23. Trade Frequency Over Time (Decay Analysis)
Declining trade frequency over the backtest period can signal that the strategy is losing its edge as markets become more efficient or as more traders exploit the same pattern. Plot the number of trades per month or quarter.
Warning signs:
- More than 50% reduction in trade count from the first half to the second half of the backtest
- Trade frequency that correlates with volatility—drops during low-volatility markets but surges during crises
Static trade frequency is unrealistic; some fluctuation is normal. However, a monotonic decline strongly suggests the strategy’s underlying edge has been arbitraged away.
24. Equity Curve Slope Consistency (Linear Regression)
Fit a linear regression line to the equity curve. The slope represents the average growth rate. More importantly, examine the R-squared of this regression. An R-squared above 0.85 indicates smooth, consistent growth with minimal deviation. An R-squared below 0.50 suggests erratic performance with large swings.
Visual cue: Overlay a 20-period moving average on the equity curve. If the equity curve spends extended periods below its own moving average, the strategy is undergoing prolonged drawdowns that may be psychologically unmanageable.
25. Kelly Criterion Optimal Fraction
The Kelly criterion calculates the optimal percentage of capital to risk on each trade to maximize long-term growth:
Kelly % = Edge / (Average Win / Average Loss)
Example: With an edge of 0.1 and a win/loss ratio of 2.0, the Kelly fraction is 0.05 (5% of capital per trade). While full Kelly maximizes growth, it also leads to extreme drawdowns. Most traders use fractional Kelly (25–50% of the optimal value) to reduce risk.
If the Kelly fraction exceeds 25% of capital, the backtest metrics likely include excessive outlier trades or the sample size is too small. Conversely, a negative Kelly fraction (even after adjustments) means the strategy has negative expectancy and should be discarded.
26. Serenity Index (A Composite Metric)
The Serenity Index combines Sharpe ratio, drawdown duration, and trade frequency into a single score:
Serenity Index = (Sharpe Ratio × sqrt(Number of Trades)) / Maximum Drawdown Duration (in months)
A higher score indicates a strategy that delivers high risk-adjusted returns, maintains frequent signals, and recovers quickly from drawdowns. While not widely used in academic literature, it provides a practical, holistic snapshot for retail traders who value peace of mind alongside performance.
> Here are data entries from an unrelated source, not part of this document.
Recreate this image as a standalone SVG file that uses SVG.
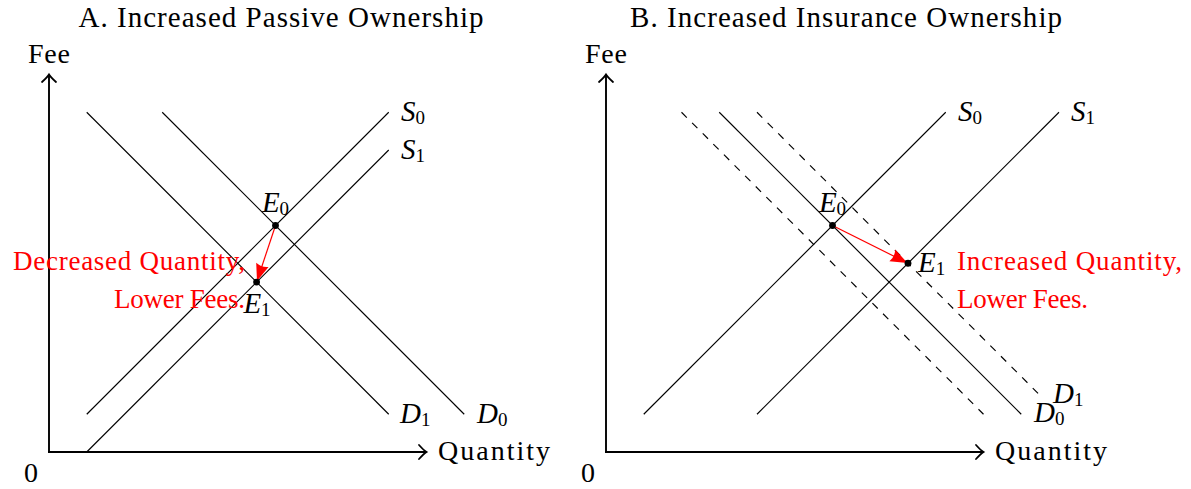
<svg xmlns="http://www.w3.org/2000/svg" width="1191" height="489" viewBox="0 0 1191 489">
<style>
text{font-family:"Liberation Serif","DejaVu Serif",serif;font-size:28px;fill:#000}
.t{font-size:29px}
.m{font-style:italic;font-size:29px}
.sub{font-style:normal;font-size:19px}
.red{fill:#f00;font-size:27px}
.ln{stroke:#000;stroke-width:1.15;fill:none}
.dash{stroke-dasharray:7.5 7.5}
.ax{stroke:#000;stroke-width:1.9;fill:none;marker-end:url(#ax)}
.arr{stroke:#f00;stroke-width:1.2;fill:none;marker-end:url(#rh)}
.dot{fill:#000}
</style>
<defs>
<marker id="ax" markerUnits="userSpaceOnUse" viewBox="-10 -10 20 20" markerWidth="20" markerHeight="20" refX="0" refY="0" orient="auto">
<path d="M-7.5,-7 Q-2.5,-1.5 0,0 Q-2.5,1.5 -7.5,7" stroke="#000" stroke-width="1.8" fill="none" stroke-linecap="round"/>
</marker>
<marker id="rh" markerUnits="userSpaceOnUse" viewBox="-18 -9 20 18" markerWidth="20" markerHeight="18" refX="0" refY="0" orient="auto">
<path d="M0,0 L-17,-6.5 Q-14,0 -17,6.5 Z" fill="#f00"/>
</marker>
</defs>

<g id="panelA">
<text id="titleA" class="t" x="281" y="27" text-anchor="middle" textLength="405">A. Increased Passive Ownership</text>
<g id="axesA">
<path class="ax" d="M49,452 V74.5"/>
<path class="ax" d="M48,452 H426.5"/>
<text x="49" y="63" text-anchor="middle" textLength="42">Fee</text>
<text x="31" y="482" text-anchor="middle">0</text>
<text x="438" y="460" textLength="112">Quantity</text>
</g>
<g id="curvesA">
<g id="A-S0"><path class="ln" d="M86.75,414.25 L388.75,112.25"/><text class="m" x="401" y="121">S<tspan class="sub" dy="3">0</tspan></text></g>
<g id="A-S1"><path class="ln" d="M86.75,452 L388.75,150"/><text class="m" x="401" y="159">S<tspan class="sub" dy="3">1</tspan></text></g>
<g id="A-D0"><path class="ln" d="M162.25,112.25 L464.25,414.25"/><text class="m" x="477" y="423">D<tspan class="sub" dy="3">0</tspan></text></g>
<g id="A-D1"><path class="ln" d="M86.75,112.25 L388.75,414.25"/><text class="m" x="400" y="423">D<tspan class="sub" dy="3">1</tspan></text></g>
</g>
<g id="connectorsA">
<path class="arr" d="M275.5,225.5 L257,281"/>
</g>
<g id="A-E0"><circle class="dot" cx="275.5" cy="225.5" r="3.4"/><text class="m" x="275.5" y="212" text-anchor="middle">E<tspan class="sub" dy="3">0</tspan></text></g>
<g id="A-E1"><circle class="dot" cx="256.6" cy="282.1" r="3.4"/><text class="m" x="257" y="313" text-anchor="middle">E<tspan class="sub" dy="3">1</tspan></text></g>
<g id="A-note">
<text class="red" x="245" y="270" text-anchor="end" textLength="232">Decreased Quantity,</text>
<text class="red" x="245" y="308" text-anchor="end" textLength="131">Lower Fees.</text>
</g>
</g>

<g id="panelB">
<text id="titleB" class="t" x="846" y="27" text-anchor="middle" textLength="432">B. Increased Insurance Ownership</text>
<g id="axesB">
<path class="ax" d="M606,452 V74.5"/>
<path class="ax" d="M605,452 H983.5"/>
<text x="606" y="63" text-anchor="middle" textLength="42">Fee</text>
<text x="588" y="482" text-anchor="middle">0</text>
<text x="995" y="460" textLength="112">Quantity</text>
</g>
<g id="curvesB">
<g id="B-S0"><path class="ln" d="M643.75,414.25 L945.75,112.25"/><text class="m" x="958" y="121">S<tspan class="sub" dy="3">0</tspan></text></g>
<g id="B-S1"><path class="ln" d="M757,414.25 L1059,112.25"/><text class="m" x="1071" y="121">S<tspan class="sub" dy="3">1</tspan></text></g>
<g id="B-D0"><path class="ln" d="M719.25,112.25 L1021.25,414.25"/><text class="m" x="1034" y="422">D<tspan class="sub" dy="3">0</tspan></text></g>
<g id="B-Dshift"><path class="ln dash" d="M681.5,112.25 L983.5,414.25"/></g>
<g id="B-D1"><path class="ln dash" d="M757,112.25 L1040.1,395.4"/><text class="m" x="1053" y="403">D<tspan class="sub" dy="3">1</tspan></text></g>
</g>
<g id="connectorsB">
<path class="arr" d="M832.5,225.5 L907.5,263"/>
</g>
<g id="B-E0"><circle class="dot" cx="832.5" cy="225.5" r="3.4"/><text class="m" x="832.5" y="212" text-anchor="middle">E<tspan class="sub" dy="3">0</tspan></text></g>
<g id="B-E1"><circle class="dot" cx="908" cy="263.25" r="3.4"/><text class="m" x="918" y="272">E<tspan class="sub" dy="3">1</tspan></text></g>
<g id="B-note">
<text class="red" x="957" y="270" textLength="225">Increased Quantity,</text>
<text class="red" x="957" y="308" textLength="131">Lower Fees.</text>
</g>
</g>
</svg>
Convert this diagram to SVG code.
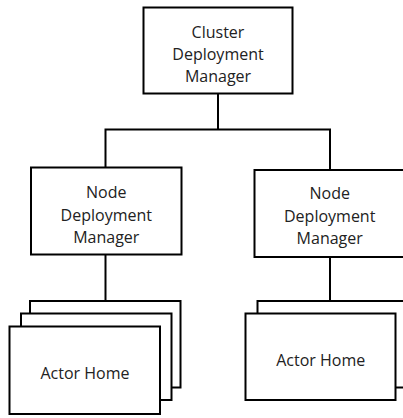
<svg xmlns="http://www.w3.org/2000/svg" width="403" height="418" viewBox="0 0 403 418">
<style>
.box{fill:#fff;stroke:#000;stroke-width:2}
.ln{fill:none;stroke:#000;stroke-width:2}
text{font-family:"Open Sans","Liberation Sans",sans-serif;font-size:16px;fill:#222;text-anchor:middle;dominant-baseline:central}
</style>
<rect width="403" height="418" fill="#fff"/>
<g id="connectors">
<polyline class="ln" points="218,93.5 218,129.5"/>
<polyline class="ln" points="105.5,167.5 105.5,129.5 330,129.5 330,170"/>
<line class="ln" x1="105.5" y1="254.5" x2="105.5" y2="301"/>
<line class="ln" x1="330" y1="257" x2="330" y2="301"/>
</g>
<g id="cluster">
<rect class="box" x="143.5" y="7.5" width="149" height="86"/>
<text x="218" y="31.5">Cluster</text>
<text x="218" y="53.5">Deployment</text>
<text x="218" y="75.5">Manager</text>
</g>
<g id="node1">
<rect class="box" x="31" y="167.5" width="150.5" height="87"/>
<text x="106.3" y="192.3">Node</text>
<text x="106.3" y="214.5">Deployment</text>
<text x="106.3" y="236.7">Manager</text>
</g>
<g id="node2">
<rect class="box" x="254.5" y="170" width="152" height="87"/>
<text x="329.7" y="193">Node</text>
<text x="329.7" y="215.5">Deployment</text>
<text x="329.7" y="238">Manager</text>
</g>
<g id="actors1">
<rect class="box" x="30" y="301" width="150.5" height="86.5"/>
<rect class="box" x="21" y="313.5" width="150.5" height="86.5"/>
<rect class="box" x="9.5" y="326.5" width="150.5" height="87.5"/>
<text x="85" y="372.5">Actor Home</text>
</g>
<g id="actors2">
<rect class="box" x="257.5" y="301" width="152" height="86.5"/>
<rect class="box" x="245.5" y="313.5" width="150" height="86.5"/>
<text x="320.7" y="360">Actor Home</text>
</g>
</svg>
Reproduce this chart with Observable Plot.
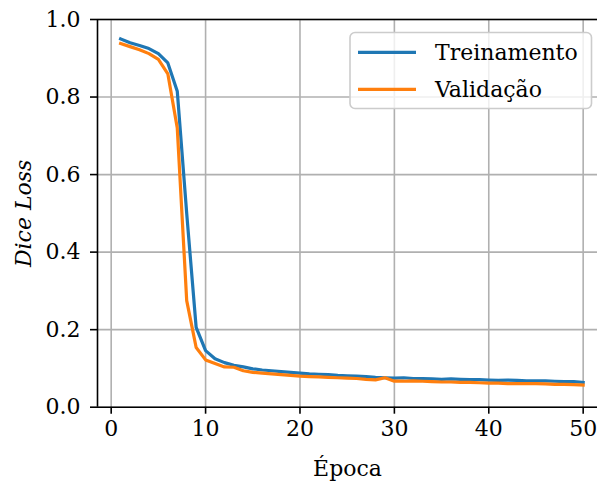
<!DOCTYPE html>
<html>
<head>
<meta charset="utf-8">
<script src="https://cdn.jsdelivr.net/npm/d3@7"></script>
<script src="https://cdn.jsdelivr.net/npm/@observablehq/plot@0.6"></script>
<style>
  html, body { margin: 0; padding: 0; background: #fff; }
  #chart svg, #chart svg text { font-family: "DejaVu Serif", "Liberation Serif", serif !important; }
  [aria-label="y-axis label"] text, [aria-label="y-axis label"] { font-style: italic; }
</style>
</head>
<body>
<div id="chart"></div>
<script>
const epochs = d3.range(1, 51);
const train = [0.950, 0.940, 0.933, 0.925, 0.912, 0.888, 0.815, 0.500, 0.206, 0.146,
               0.125, 0.115, 0.108, 0.104, 0.099, 0.096, 0.094, 0.092, 0.090, 0.088,
               0.086, 0.085, 0.084, 0.082, 0.081, 0.080, 0.079, 0.077, 0.076, 0.075,
               0.076, 0.074, 0.074, 0.073, 0.072, 0.073, 0.072, 0.071, 0.071, 0.070,
               0.069, 0.070, 0.069, 0.068, 0.068, 0.068, 0.067, 0.066, 0.066, 0.064];
const val = [0.938, 0.930, 0.922, 0.912, 0.897, 0.860, 0.720, 0.275, 0.154, 0.122,
             0.113, 0.104, 0.103, 0.094, 0.090, 0.088, 0.086, 0.084, 0.082, 0.080,
             0.079, 0.078, 0.077, 0.076, 0.075, 0.074, 0.072, 0.0705, 0.076, 0.067,
             0.067, 0.068, 0.067, 0.066, 0.065, 0.065, 0.064, 0.064, 0.063, 0.062,
             0.062, 0.061, 0.061, 0.061, 0.061, 0.060, 0.059, 0.059, 0.058, 0.057];
const seriesNames = ["Treinamento", "Validação"];
const seriesColors = ["#1f77b4", "#ff7f0e"];
const xTicks = [0, 10, 20, 30, 40, 50];
const yTicks = [0.0, 0.2, 0.4, 0.6, 0.8, 1.0];
const xLabel = "Época";
const yLabel = "Dice Loss";

const trainData = epochs.map((e, i) => ({epoch: e, loss: train[i]}));
const valData = epochs.map((e, i) => ({epoch: e, loss: val[i]}));

const W = 597, H = 490;
const mL = 97, mT = 19, mB = 83.3;
const xDomain = [-1.45, 52.45];

const fs = 22;
const chart = Plot.plot({
  width: W, height: H,
  marginLeft: mL, marginTop: mT, marginBottom: mB, marginRight: 0,
  style: {fontSize: fs + "px", background: "#fff", color: "#000"},
  x: {domain: xDomain, range: [mL, 605.8]},
  y: {domain: [0, 1], range: [H - mB, mT]},
  marks: [
    Plot.gridX(xTicks, {stroke: "#b0b0b0", strokeOpacity: 1, strokeWidth: 1.6}),
    Plot.gridY(yTicks, {stroke: "#b0b0b0", strokeOpacity: 1, strokeWidth: 1.6}),
    Plot.line(trainData, {x: "epoch", y: "loss", stroke: seriesColors[0], strokeWidth: 3.2, strokeLinejoin: "miter", strokeLinecap: "square"}),
    Plot.line(valData, {x: "epoch", y: "loss", stroke: seriesColors[1], strokeWidth: 3.2, strokeLinejoin: "miter", strokeLinecap: "square"}),
    Plot.ruleY([0, 1], {stroke: "#000", strokeWidth: 1.6}),
    Plot.ruleX([xDomain[0]], {stroke: "#000", strokeWidth: 1.6}),
    Plot.axisX(xTicks, {tickSize: 7, tickPadding: 6, strokeWidth: 1.6, fontSize: fs,
      label: xLabel, labelAnchor: "center", labelArrow: "none", labelOffset: 69, tickFormat: d => String(d)}),
    Plot.axisY(yTicks, {tickSize: 7, tickPadding: 10, strokeWidth: 1.6, fontSize: fs,
      label: yLabel, labelAnchor: "center", labelArrow: "none", labelOffset: 82, tickFormat: d => d.toFixed(1)})
  ]
});
document.getElementById("chart").appendChild(chart);

// Legend drawn inside the SVG
const svg = d3.select(chart);
const lg = svg.append("g").attr("class", "legend");
lg.append("rect")
  .attr("x", 350).attr("y", 32.5).attr("width", 241.5).attr("height", 76)
  .attr("rx", 5).attr("ry", 5)
  .attr("fill", "#fff").attr("fill-opacity", 0.8)
  .attr("stroke", "#cccccc").attr("stroke-width", 1.6);
seriesNames.forEach((name, i) => {
  const cy = 52.3 + i * 37;
  lg.append("line").attr("x1", 358).attr("x2", 416).attr("y1", cy).attr("y2", cy)
    .attr("stroke", seriesColors[i]).attr("stroke-width", 3.2);
  lg.append("text").attr("x", 435).attr("y", cy).attr("dy", "0.35em")
    .attr("text-anchor", "start")
    .attr("font-size", fs).attr("fill", "#000").text(name);
});
</script>
</body>
</html>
27. Annualized Volatility (Standard Deviation of Returns)
Volatility measures the dispersion of periodic returns (daily, weekly, or monthly). Lower volatility is generally preferable, but the acceptable level depends on the trader’s risk tolerance and time horizon.
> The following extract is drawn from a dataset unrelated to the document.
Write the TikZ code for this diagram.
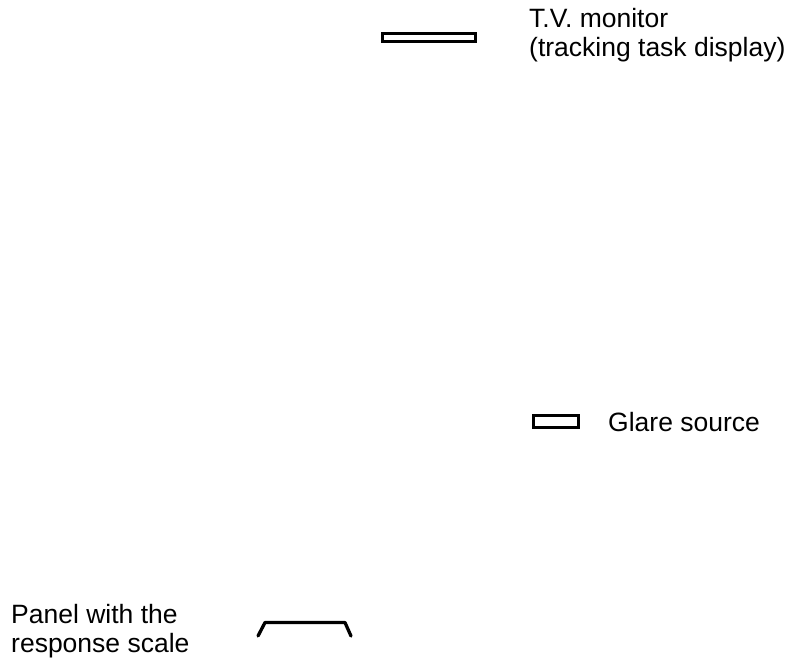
\documentclass[tikz,border=0pt]{standalone}
\usepackage{fontspec}
\setmainfont{Liberation Sans}
\begin{document}
\begin{tikzpicture}[x=1pt,y=-1pt,
  lbl/.style={anchor=north west,inner sep=0pt,font=\fontsize{26.5}{29.5}\selectfont,align=left},
  obj/.style={draw,line width=3.3pt}]
\useasboundingbox (0,0) rectangle (796,665);
\draw[obj] (382.6,33.6) rectangle (475.6,41.6);
\node[lbl] (montxt) at (529,8) {T.V. monitor\\(tracking task display)};
\draw[obj] (533.6,415.6) rectangle (578.4,427.4);
\node[lbl,anchor=base west] (glaretxt) at (608,431) {Glare source};
\draw[obj,line cap=round,line join=round] (258,636) -- (265,622.5) -- (345,622.5) -- (351,636);
\node[lbl] (paneltxt) at (11,604) {Panel with the\\response scale};
\end{tikzpicture}
\end{document}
Contextualize: A strategy with 20% annualized volatility that consistently generates 25% returns is excellent (Sharpe > 1.0). A strategy with 30% volatility and 10% returns is dangerous. Compare volatility against the underlying market: a stock-picking strategy with volatility lower than the S&P 500 suggests effective risk control.
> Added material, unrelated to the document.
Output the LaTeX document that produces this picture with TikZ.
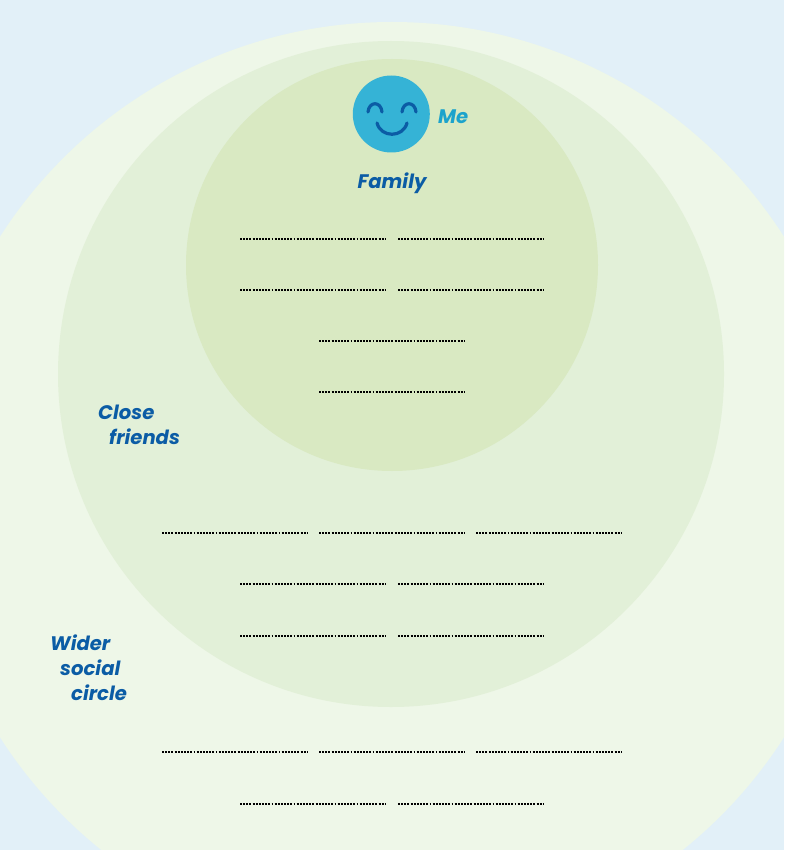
\documentclass[tikz,border=0pt]{standalone}
\usepackage{fontspec}
\setmainfont{Poppins}
\definecolor{bgc}{HTML}{E2F0F8}
\definecolor{outerc}{HTML}{EEF7E8}
\definecolor{midc}{HTML}{E2F0D8}
\definecolor{innerc}{HTML}{D9E9C2}
\definecolor{facec}{HTML}{35B3D6}
\definecolor{navy}{HTML}{0B5CA5}
\definecolor{mec}{HTML}{1CA3CC}
\tikzset{
  px/.style={x=1pt,y=-1pt},
  lbl/.style={font=\fontsize{19.6}{19.6}\selectfont\bfseries\itshape,text=navy,inner sep=0pt,anchor=base west},
  fillin/.style={draw=black,line width=2pt,dash pattern=on 1.9pt off 1.25pt},
  feat/.style={draw=navy,line width=3.2pt,line cap=round}
}
\begin{document}
\begin{tikzpicture}[px]
\useasboundingbox (0,0) rectangle (784,850);
\clip (0,0) rectangle (784,850);
\fill[bgc] (0,0) rectangle (784,850);
\fill[outerc] (392,487) circle[radius=465];
\fill[midc] (391,374) circle[radius=333];
\fill[innerc] (392,265) circle[radius=206];
\node[circle,fill=facec,minimum size=77pt,inner sep=0pt] (face) at (391.3,114) {};
\draw[feat] (368,112) .. controls (369,101) and (381,101) .. (382,112);
\draw[feat] (402,112) .. controls (403,101) and (415,101) .. (416,112);
\draw[feat] (377,123) .. controls (381,138) and (403,138) .. (407,123);
\node[lbl,text=mec] (me) at (438,124) {Me};
\node[lbl] (family) at (357.5,189) {Family};
\node[lbl] (close) at (98,419) {Close};
\node[lbl] (friends) at (109,444) {friends};
\node[lbl] (wider) at (50,650) {Wider};
\node[lbl] (social) at (60,675) {social};
\node[lbl] (circle) at (71,700) {circle};
\foreach \y in {239,290,584,636,804}{
  \draw[fillin] (240,\y) -- (385,\y);
  \draw[fillin] (398,\y) -- (543.5,\y);
}
\foreach \y in {341,392}{
  \draw[fillin] (319,\y) -- (464.5,\y);
}
\foreach \y in {533,752}{
  \draw[fillin] (162,\y) -- (307.5,\y);
  \draw[fillin] (319,\y) -- (464.5,\y);
  \draw[fillin] (476,\y) -- (621.5,\y);
}
\end{tikzpicture}
\end{document}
28. Skewness and Kurtosis of Trade Returns
Skewness measures asymmetry in the distribution of trade profits. Positive skewness (right-tailed distribution) indicates occasional large winners—ideal for trend-following. Negative skewness (left-tailed distribution) indicates occasional large losers—concerning for any strategy.
Kurtosis measures the “fatness” of distribution tails. High kurtosis (>3) means more extreme profits or losses than a normal distribution, increasing the likelihood of rare, catastrophic events.
Target profile: Positive skewness (0.5–1.5) and moderate kurtosis (2–4). Strategies with negative skewness or kurtosis above 5 require extensive Monte Carlo testing to ensure viability.
29. Time-to-Recovery (Average Drawdown Duration)
Drawdown duration tracks how many trading days the equity curve takes to recover from a peak to the previous peak level. A short average recovery (e.g., 20 days) indicates a strategy that quickly bounces back from losses. A long average recovery (e.g., 200 days) suggests the strategy is sensitive to market regimes and may suffer from long periods of inactivity.
Benchmark: Recovery time should not exceed 2x the average holding period. If the average trade lasts 10 days, recovery from drawdowns should ideally occur within 20–30 days.
30. Data Mining Bias (P-hacking Check)
Finally, assess the likelihood that the backtest results are due to random chance rather than a genuine edge. Techniques include:
- Permutation tests: Randomly shuffle the trade entries and exits to see how often a similar profit occurs by luck.
- Minimum p-value: Use the Sharpe ratio to compute a t-statistic. A p-value below 0.01 is desirable; below 0.001 is strong.
- Number of trials: If the strategy was developed after testing 50+ parameter combinations, penalize the p-value using the Bonferroni correction.
A metric that survives these bias checks—such as a corrected p-value below 0.05—is far more likely to translate into live market success.